### Challenge
Emit the data below verbatim, stripping out any pictures.

### Collected data
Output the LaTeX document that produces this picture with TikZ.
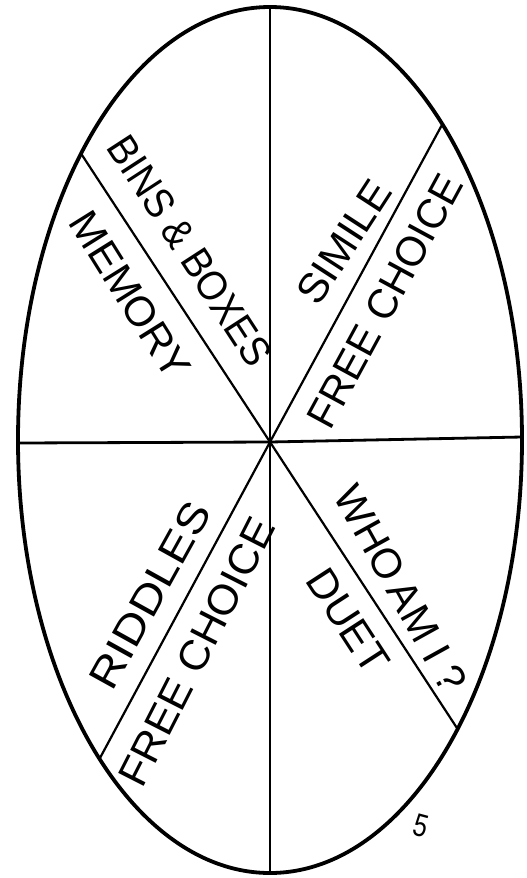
\documentclass[tikz,border=0pt]{standalone}
\usepackage{fontspec}
\setmainfont{Liberation Sans}
\usepackage{graphicx}
\newcommand{\sectorlabel}[2]{\resizebox{#1pt}{29pt}{#2}}
\tikzset{
  rim/.style={line width=3.8pt},
  spoke/.style={line width=2.2pt},
  axisline/.style={line width=2.8pt},
  lbl/.style={inner sep=0pt, anchor=center},
}
\begin{document}
\begin{tikzpicture}[x=1pt,y=-1pt]
\useasboundingbox (0,0) rectangle (527,878);
% centre and rim points
\coordinate (O) at (270,442);
\coordinate (T) at (270,7);
\coordinate (B) at (270,873);
\coordinate (L) at (18,443);
\coordinate (R) at (522,437);
\coordinate (UL) at (81,153.5);
\coordinate (UR) at (442.4,124.1);
\coordinate (LL) at (99.5,758.9);
\coordinate (LR) at (457.6,729);
% rim
\draw[rim] (270,440) ellipse [x radius=252, y radius=433];
% dividing lines
\draw[spoke] (T) -- (O) -- (B);
\draw[axisline] (L) -- (O) -- (R);
\draw[spoke] (UL) -- (O) -- (LR);
\draw[spoke] (UR) -- (O) -- (LL);
% labels
\node[lbl, rotate=-57] (bins) at (190,251) {\sectorlabel{265}{BINS \& BOXES}};
\node[lbl, rotate=-58] (memory) at (130,295) {\sectorlabel{189}{MEMORY}};
\node[lbl, rotate=57] (simile) at (344,242) {\sectorlabel{138}{SIMILE}};
\node[lbl, rotate=61.5] (freeA) at (385,301) {\sectorlabel{281}{FREE CHOICE}};
\node[lbl, rotate=61] (riddles) at (150,595) {\sectorlabel{206}{RIDDLES}};
\node[lbl, rotate=63] (freeB) at (197,652) {\sectorlabel{295}{FREE CHOICE}};
\node[lbl, rotate=-61] (whoami) at (401,589) {\sectorlabel{229}{WHO\,AM I ?}};
\node[lbl, rotate=-57] (duet) at (348,621) {\sectorlabel{115}{DUET}};
\node[lbl, rotate=-15] (mark) at (421,826) {\resizebox{14pt}{22pt}{5}};
\end{tikzpicture}
\end{document}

### Output of the task
Output the LaTeX document that produces this picture with TikZ.
\documentclass[tikz,border=0pt]{standalone}
\usepackage{fontspec}
\setmainfont{Liberation Sans}
\usepackage{graphicx}
\newcommand{\sectorlabel}[2]{\resizebox{#1pt}{29pt}{#2}}
\tikzset{
  rim/.style={line width=3.8pt},
  spoke/.style={line width=2.2pt},
  axisline/.style={line width=2.8pt},
  lbl/.style={inner sep=0pt, anchor=center},
}
\begin{document}
\begin{tikzpicture}[x=1pt,y=-1pt]
\useasboundingbox (0,0) rectangle (527,878);
% centre and rim points
\coordinate (O) at (270,442);
\coordinate (T) at (270,7);
\coordinate (B) at (270,873);
\coordinate (L) at (18,443);
\coordinate (R) at (522,437);
\coordinate (UL) at (81,153.5);
\coordinate (UR) at (442.4,124.1);
\coordinate (LL) at (99.5,758.9);
\coordinate (LR) at (457.6,729);
% rim
\draw[rim] (270,440) ellipse [x radius=252, y radius=433];
% dividing lines
\draw[spoke] (T) -- (O) -- (B);
\draw[axisline] (L) -- (O) -- (R);
\draw[spoke] (UL) -- (O) -- (LR);
\draw[spoke] (UR) -- (O) -- (LL);
% labels
\node[lbl, rotate=-57] (bins) at (190,251) {\sectorlabel{265}{BINS \& BOXES}};
\node[lbl, rotate=-58] (memory) at (130,295) {\sectorlabel{189}{MEMORY}};
\node[lbl, rotate=57] (simile) at (344,242) {\sectorlabel{138}{SIMILE}};
\node[lbl, rotate=61.5] (freeA) at (385,301) {\sectorlabel{281}{FREE CHOICE}};
\node[lbl, rotate=61] (riddles) at (150,595) {\sectorlabel{206}{RIDDLES}};
\node[lbl, rotate=63] (freeB) at (197,652) {\sectorlabel{295}{FREE CHOICE}};
\node[lbl, rotate=-61] (whoami) at (401,589) {\sectorlabel{229}{WHO\,AM I ?}};
\node[lbl, rotate=-57] (duet) at (348,621) {\sectorlabel{115}{DUET}};
\node[lbl, rotate=-15] (mark) at (421,826) {\resizebox{14pt}{22pt}{5}};
\end{tikzpicture}
\end{document}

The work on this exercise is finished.